Code that draws figures
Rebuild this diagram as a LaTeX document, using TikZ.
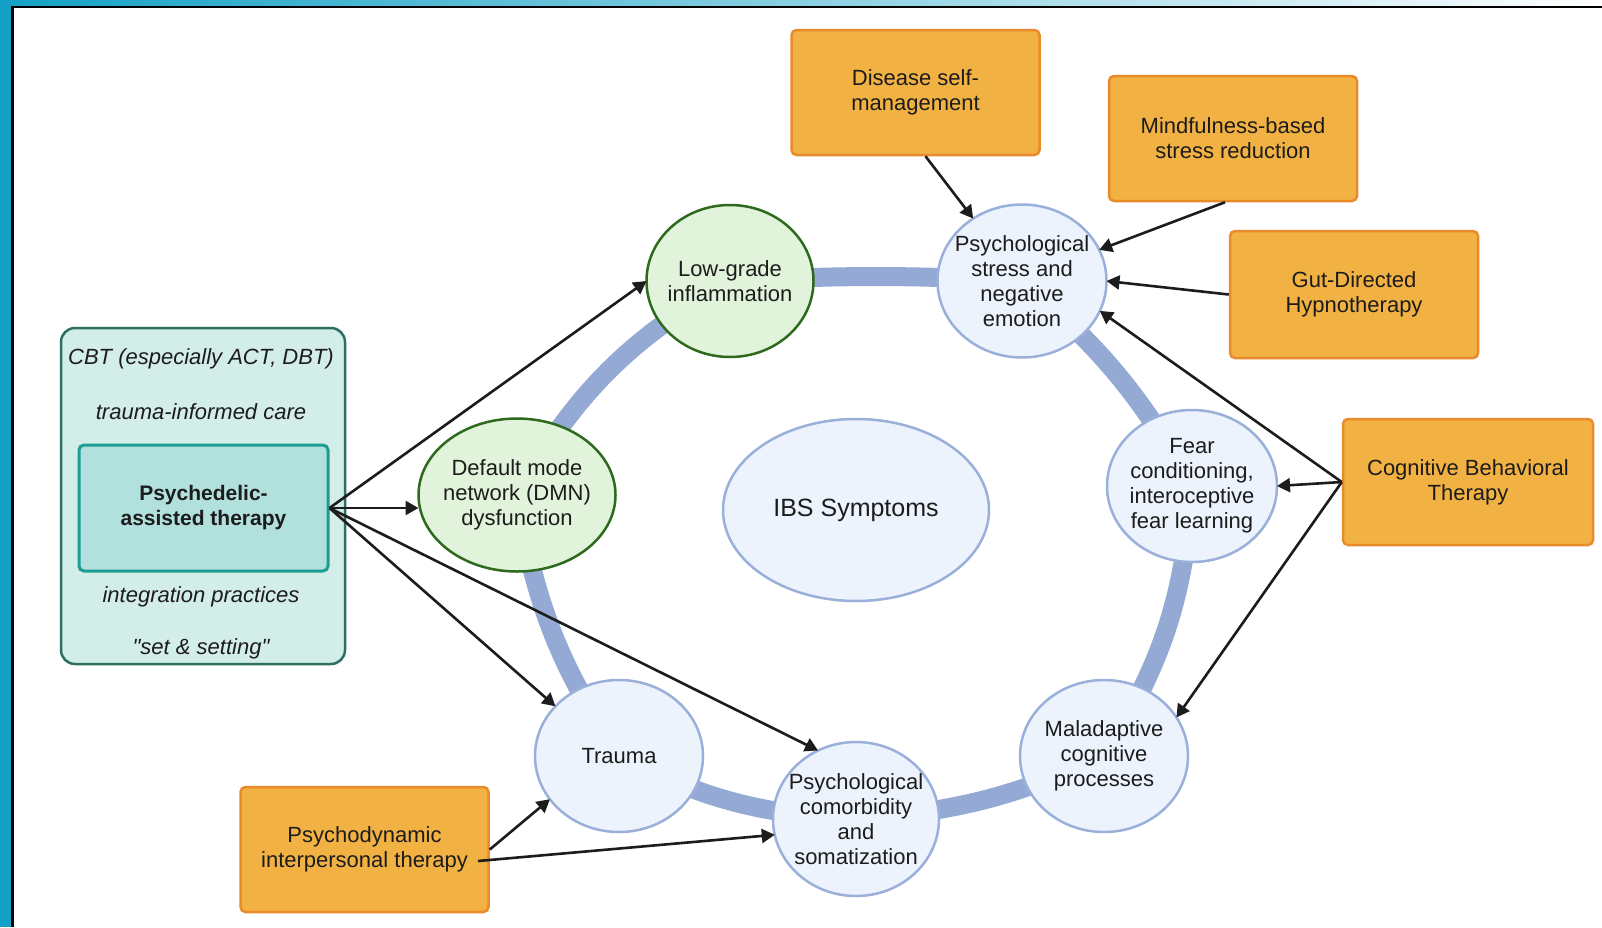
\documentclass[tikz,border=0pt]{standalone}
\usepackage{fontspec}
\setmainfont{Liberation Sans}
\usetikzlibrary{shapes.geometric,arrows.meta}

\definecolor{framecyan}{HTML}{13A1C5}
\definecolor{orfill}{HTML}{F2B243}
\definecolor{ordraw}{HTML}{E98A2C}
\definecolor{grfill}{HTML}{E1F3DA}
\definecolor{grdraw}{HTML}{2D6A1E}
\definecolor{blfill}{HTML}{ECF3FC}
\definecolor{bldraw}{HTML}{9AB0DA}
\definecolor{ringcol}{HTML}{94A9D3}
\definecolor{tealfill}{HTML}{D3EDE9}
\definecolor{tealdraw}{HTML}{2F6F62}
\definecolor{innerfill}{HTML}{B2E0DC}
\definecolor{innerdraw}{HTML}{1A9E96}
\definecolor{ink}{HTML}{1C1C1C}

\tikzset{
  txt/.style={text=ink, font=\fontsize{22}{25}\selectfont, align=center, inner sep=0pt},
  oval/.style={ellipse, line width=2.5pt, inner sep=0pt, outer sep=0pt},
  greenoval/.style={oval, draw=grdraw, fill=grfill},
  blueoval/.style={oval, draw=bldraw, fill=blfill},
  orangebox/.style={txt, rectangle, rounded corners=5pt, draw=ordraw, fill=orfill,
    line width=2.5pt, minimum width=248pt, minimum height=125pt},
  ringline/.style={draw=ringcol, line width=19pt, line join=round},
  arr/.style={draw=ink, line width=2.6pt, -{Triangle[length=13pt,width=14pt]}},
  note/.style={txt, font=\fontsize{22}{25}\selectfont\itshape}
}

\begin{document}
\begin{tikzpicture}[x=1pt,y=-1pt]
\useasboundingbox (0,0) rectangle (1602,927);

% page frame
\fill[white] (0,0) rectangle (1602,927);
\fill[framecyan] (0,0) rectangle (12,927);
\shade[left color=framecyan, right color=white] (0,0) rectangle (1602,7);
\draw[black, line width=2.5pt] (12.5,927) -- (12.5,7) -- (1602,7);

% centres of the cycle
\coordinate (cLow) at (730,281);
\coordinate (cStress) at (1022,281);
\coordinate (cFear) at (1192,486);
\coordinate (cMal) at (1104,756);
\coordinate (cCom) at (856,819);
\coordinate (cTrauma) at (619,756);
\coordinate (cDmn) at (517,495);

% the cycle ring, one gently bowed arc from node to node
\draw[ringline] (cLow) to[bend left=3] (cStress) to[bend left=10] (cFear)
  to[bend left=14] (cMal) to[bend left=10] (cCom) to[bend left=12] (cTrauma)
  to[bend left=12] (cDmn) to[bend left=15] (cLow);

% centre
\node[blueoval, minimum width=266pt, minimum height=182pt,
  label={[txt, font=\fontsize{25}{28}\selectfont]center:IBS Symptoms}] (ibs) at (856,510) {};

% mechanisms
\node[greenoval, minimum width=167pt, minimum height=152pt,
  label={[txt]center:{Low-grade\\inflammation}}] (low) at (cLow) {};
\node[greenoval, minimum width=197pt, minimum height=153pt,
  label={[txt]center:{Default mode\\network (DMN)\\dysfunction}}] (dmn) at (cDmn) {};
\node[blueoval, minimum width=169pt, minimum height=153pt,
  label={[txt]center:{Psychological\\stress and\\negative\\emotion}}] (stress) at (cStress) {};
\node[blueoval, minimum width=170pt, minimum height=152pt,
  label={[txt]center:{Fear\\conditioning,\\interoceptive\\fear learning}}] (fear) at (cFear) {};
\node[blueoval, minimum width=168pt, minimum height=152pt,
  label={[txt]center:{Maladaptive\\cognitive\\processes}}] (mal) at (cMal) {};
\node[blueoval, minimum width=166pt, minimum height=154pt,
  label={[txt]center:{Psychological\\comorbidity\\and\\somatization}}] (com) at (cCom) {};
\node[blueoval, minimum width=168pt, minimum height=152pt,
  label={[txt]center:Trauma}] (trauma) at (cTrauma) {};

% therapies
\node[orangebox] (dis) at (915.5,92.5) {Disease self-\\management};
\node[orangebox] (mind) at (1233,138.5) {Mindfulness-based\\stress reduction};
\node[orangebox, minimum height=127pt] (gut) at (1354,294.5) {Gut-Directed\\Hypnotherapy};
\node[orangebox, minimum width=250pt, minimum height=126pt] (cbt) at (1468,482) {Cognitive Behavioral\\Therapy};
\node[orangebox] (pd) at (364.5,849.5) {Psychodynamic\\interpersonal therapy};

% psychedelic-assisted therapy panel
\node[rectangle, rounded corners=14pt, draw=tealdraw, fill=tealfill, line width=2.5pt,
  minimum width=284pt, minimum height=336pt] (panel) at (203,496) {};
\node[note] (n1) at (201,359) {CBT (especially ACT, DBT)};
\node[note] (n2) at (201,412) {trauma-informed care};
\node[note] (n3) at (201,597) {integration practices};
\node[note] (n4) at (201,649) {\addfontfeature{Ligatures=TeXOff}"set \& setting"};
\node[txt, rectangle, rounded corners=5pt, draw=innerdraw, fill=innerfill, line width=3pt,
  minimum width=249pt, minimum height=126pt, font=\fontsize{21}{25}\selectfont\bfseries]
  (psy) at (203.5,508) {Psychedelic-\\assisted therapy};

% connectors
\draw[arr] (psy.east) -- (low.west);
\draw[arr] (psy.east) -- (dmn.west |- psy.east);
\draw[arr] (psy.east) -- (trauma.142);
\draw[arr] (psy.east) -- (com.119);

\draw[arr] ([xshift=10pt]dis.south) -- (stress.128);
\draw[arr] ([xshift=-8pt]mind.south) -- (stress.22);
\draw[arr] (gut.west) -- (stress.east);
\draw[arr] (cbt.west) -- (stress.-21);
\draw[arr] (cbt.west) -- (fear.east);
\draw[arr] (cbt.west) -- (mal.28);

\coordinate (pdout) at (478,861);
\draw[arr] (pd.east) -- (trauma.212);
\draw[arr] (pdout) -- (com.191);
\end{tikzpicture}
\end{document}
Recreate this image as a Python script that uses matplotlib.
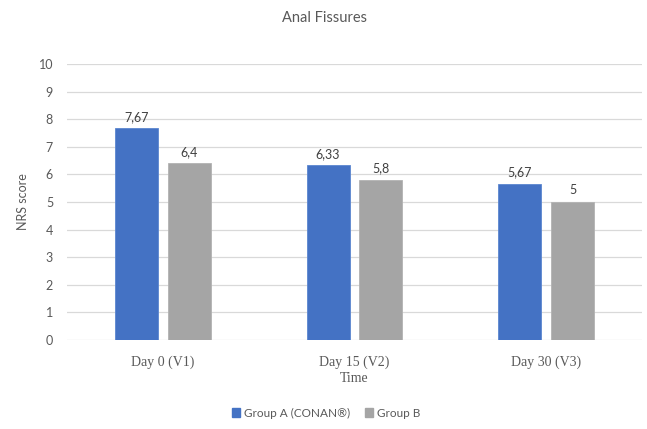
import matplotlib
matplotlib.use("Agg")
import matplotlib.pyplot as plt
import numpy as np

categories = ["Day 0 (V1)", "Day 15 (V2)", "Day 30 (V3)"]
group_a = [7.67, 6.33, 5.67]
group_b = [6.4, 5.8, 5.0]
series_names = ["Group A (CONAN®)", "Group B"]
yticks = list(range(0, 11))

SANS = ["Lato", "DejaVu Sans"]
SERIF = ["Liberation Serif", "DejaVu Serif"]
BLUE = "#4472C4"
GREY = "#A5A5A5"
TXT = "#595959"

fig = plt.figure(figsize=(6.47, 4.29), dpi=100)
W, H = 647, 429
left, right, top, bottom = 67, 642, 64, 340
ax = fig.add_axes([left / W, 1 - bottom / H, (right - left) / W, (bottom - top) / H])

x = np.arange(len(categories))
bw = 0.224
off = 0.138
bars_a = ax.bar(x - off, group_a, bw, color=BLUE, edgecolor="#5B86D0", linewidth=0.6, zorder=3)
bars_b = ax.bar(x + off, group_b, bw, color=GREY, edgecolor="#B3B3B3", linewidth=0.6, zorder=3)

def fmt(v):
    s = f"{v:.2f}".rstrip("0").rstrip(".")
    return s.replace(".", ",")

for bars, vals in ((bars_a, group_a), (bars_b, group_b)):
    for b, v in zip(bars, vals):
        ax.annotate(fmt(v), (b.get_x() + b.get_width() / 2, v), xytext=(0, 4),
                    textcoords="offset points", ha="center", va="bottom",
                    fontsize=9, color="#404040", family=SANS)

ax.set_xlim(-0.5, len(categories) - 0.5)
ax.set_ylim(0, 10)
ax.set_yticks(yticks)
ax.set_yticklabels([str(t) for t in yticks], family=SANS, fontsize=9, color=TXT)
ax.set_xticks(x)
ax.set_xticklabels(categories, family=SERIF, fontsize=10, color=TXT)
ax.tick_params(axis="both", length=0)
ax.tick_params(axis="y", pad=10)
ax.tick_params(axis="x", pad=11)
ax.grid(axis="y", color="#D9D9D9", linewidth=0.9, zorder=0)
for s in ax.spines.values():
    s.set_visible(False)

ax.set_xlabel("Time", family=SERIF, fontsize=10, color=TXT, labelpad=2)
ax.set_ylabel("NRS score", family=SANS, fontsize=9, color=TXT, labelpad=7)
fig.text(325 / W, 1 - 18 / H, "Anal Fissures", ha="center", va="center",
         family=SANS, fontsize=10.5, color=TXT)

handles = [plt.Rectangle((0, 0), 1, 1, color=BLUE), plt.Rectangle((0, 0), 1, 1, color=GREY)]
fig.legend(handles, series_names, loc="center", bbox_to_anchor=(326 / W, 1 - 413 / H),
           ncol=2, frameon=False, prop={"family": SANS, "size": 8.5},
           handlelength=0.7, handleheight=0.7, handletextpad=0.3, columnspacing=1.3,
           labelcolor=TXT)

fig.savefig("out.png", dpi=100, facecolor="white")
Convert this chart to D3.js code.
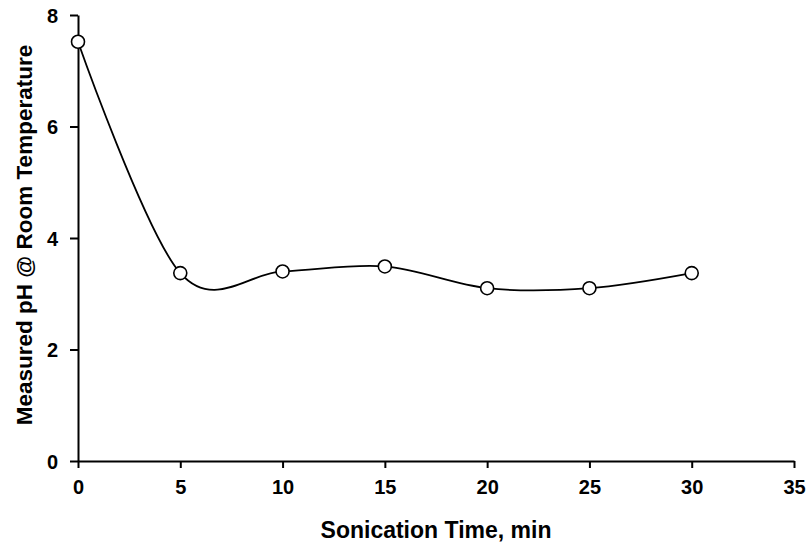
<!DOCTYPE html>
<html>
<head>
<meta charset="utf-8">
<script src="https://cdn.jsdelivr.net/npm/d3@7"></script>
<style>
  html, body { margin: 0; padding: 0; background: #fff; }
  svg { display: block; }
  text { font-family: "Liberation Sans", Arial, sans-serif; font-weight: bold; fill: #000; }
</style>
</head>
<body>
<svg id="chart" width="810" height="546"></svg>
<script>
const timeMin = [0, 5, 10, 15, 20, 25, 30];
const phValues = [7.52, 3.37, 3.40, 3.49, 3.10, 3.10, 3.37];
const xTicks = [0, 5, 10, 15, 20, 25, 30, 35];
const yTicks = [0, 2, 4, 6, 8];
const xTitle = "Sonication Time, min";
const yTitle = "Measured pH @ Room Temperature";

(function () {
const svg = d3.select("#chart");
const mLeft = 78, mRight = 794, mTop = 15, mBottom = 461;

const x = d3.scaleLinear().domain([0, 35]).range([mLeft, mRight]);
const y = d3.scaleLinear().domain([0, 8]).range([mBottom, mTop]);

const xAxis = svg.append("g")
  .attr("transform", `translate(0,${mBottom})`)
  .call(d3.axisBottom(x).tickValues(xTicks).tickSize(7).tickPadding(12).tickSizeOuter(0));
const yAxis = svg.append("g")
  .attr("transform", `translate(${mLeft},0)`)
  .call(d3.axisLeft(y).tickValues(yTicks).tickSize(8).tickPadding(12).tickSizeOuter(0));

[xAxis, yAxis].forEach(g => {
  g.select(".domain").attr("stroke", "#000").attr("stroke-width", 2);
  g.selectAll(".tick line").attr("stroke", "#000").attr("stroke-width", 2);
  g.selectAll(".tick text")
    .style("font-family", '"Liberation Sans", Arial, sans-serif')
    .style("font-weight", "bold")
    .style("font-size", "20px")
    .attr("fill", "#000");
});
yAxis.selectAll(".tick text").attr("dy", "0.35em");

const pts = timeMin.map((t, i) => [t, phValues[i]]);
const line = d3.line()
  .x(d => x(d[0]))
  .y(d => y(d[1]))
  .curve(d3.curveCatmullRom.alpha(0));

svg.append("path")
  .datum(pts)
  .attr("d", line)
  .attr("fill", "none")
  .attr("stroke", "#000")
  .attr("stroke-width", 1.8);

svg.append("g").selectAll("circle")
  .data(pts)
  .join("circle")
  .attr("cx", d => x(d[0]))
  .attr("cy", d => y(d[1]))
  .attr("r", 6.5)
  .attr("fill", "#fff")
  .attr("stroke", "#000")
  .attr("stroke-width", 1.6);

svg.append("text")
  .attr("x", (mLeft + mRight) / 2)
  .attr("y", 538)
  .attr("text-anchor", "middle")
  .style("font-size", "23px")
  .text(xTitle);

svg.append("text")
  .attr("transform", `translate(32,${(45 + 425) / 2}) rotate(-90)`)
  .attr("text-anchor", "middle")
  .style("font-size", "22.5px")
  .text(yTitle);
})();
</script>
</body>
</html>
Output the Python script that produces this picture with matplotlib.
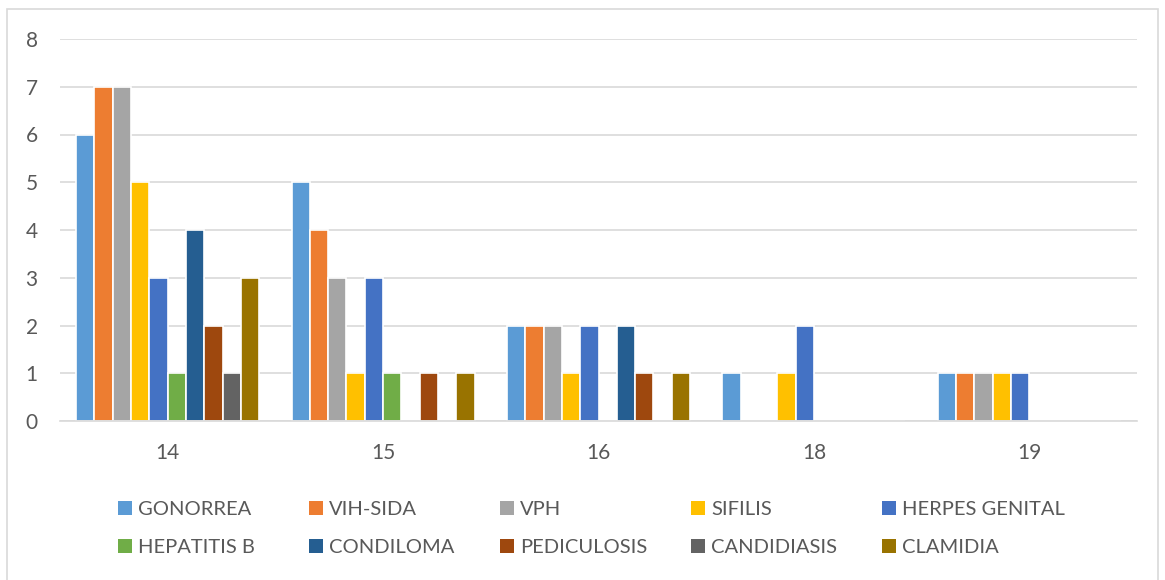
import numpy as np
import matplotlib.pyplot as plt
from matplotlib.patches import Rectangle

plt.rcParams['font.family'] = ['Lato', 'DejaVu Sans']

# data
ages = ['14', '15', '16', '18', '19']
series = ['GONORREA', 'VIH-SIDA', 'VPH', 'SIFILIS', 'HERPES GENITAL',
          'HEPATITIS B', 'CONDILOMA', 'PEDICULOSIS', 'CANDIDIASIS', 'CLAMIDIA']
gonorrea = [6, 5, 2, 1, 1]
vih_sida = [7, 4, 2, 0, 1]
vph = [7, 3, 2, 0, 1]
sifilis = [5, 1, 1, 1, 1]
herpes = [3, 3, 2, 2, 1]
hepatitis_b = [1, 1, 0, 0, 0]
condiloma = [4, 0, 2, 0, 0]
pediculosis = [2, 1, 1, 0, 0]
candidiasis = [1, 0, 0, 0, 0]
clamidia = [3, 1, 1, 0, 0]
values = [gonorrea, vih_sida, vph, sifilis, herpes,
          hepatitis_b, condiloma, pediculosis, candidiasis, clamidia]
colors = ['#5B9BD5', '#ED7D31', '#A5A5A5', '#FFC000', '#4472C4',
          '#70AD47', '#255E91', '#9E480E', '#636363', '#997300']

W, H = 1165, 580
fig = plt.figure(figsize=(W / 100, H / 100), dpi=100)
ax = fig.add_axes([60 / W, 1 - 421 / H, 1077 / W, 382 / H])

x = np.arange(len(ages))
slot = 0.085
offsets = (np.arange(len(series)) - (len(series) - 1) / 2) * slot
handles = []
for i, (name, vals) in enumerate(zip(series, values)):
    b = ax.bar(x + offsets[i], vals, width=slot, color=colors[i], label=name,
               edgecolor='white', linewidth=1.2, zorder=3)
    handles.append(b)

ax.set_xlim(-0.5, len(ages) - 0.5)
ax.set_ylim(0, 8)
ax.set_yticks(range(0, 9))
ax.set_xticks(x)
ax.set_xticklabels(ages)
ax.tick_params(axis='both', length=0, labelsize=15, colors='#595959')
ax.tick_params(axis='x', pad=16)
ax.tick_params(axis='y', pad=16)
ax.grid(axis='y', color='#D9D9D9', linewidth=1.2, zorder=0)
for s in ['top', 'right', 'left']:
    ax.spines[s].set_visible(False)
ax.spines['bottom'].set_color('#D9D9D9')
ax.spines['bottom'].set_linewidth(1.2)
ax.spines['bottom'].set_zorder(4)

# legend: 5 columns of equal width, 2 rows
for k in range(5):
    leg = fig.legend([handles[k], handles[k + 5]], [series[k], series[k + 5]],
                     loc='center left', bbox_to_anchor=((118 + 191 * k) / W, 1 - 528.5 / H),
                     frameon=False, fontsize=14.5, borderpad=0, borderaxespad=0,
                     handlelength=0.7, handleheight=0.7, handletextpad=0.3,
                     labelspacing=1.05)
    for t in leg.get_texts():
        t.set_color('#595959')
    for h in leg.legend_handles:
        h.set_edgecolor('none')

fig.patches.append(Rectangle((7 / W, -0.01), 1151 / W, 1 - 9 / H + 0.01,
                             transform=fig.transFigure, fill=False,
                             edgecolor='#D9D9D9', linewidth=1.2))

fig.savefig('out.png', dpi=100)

- **STATED TASK**:
Skip all pictures and retype only the stretch from the line that holds "Output the Python" through the line that holds "handles.append(b)", exactly as written.

- **FINAL ANSWER**:
Output the Python script that produces this picture with matplotlib.
import numpy as np
import matplotlib.pyplot as plt
from matplotlib.patches import Rectangle

plt.rcParams['font.family'] = ['Lato', 'DejaVu Sans']

# data
ages = ['14', '15', '16', '18', '19']
series = ['GONORREA', 'VIH-SIDA', 'VPH', 'SIFILIS', 'HERPES GENITAL',
          'HEPATITIS B', 'CONDILOMA', 'PEDICULOSIS', 'CANDIDIASIS', 'CLAMIDIA']
gonorrea = [6, 5, 2, 1, 1]
vih_sida = [7, 4, 2, 0, 1]
vph = [7, 3, 2, 0, 1]
sifilis = [5, 1, 1, 1, 1]
herpes = [3, 3, 2, 2, 1]
hepatitis_b = [1, 1, 0, 0, 0]
condiloma = [4, 0, 2, 0, 0]
pediculosis = [2, 1, 1, 0, 0]
candidiasis = [1, 0, 0, 0, 0]
clamidia = [3, 1, 1, 0, 0]
values = [gonorrea, vih_sida, vph, sifilis, herpes,
          hepatitis_b, condiloma, pediculosis, candidiasis, clamidia]
colors = ['#5B9BD5', '#ED7D31', '#A5A5A5', '#FFC000', '#4472C4',
          '#70AD47', '#255E91', '#9E480E', '#636363', '#997300']

W, H = 1165, 580
fig = plt.figure(figsize=(W / 100, H / 100), dpi=100)
ax = fig.add_axes([60 / W, 1 - 421 / H, 1077 / W, 382 / H])

x = np.arange(len(ages))
slot = 0.085
offsets = (np.arange(len(series)) - (len(series) - 1) / 2) * slot
handles = []
for i, (name, vals) in enumerate(zip(series, values)):
    b = ax.bar(x + offsets[i], vals, width=slot, color=colors[i], label=name,
               edgecolor='white', linewidth=1.2, zorder=3)
    handles.append(b)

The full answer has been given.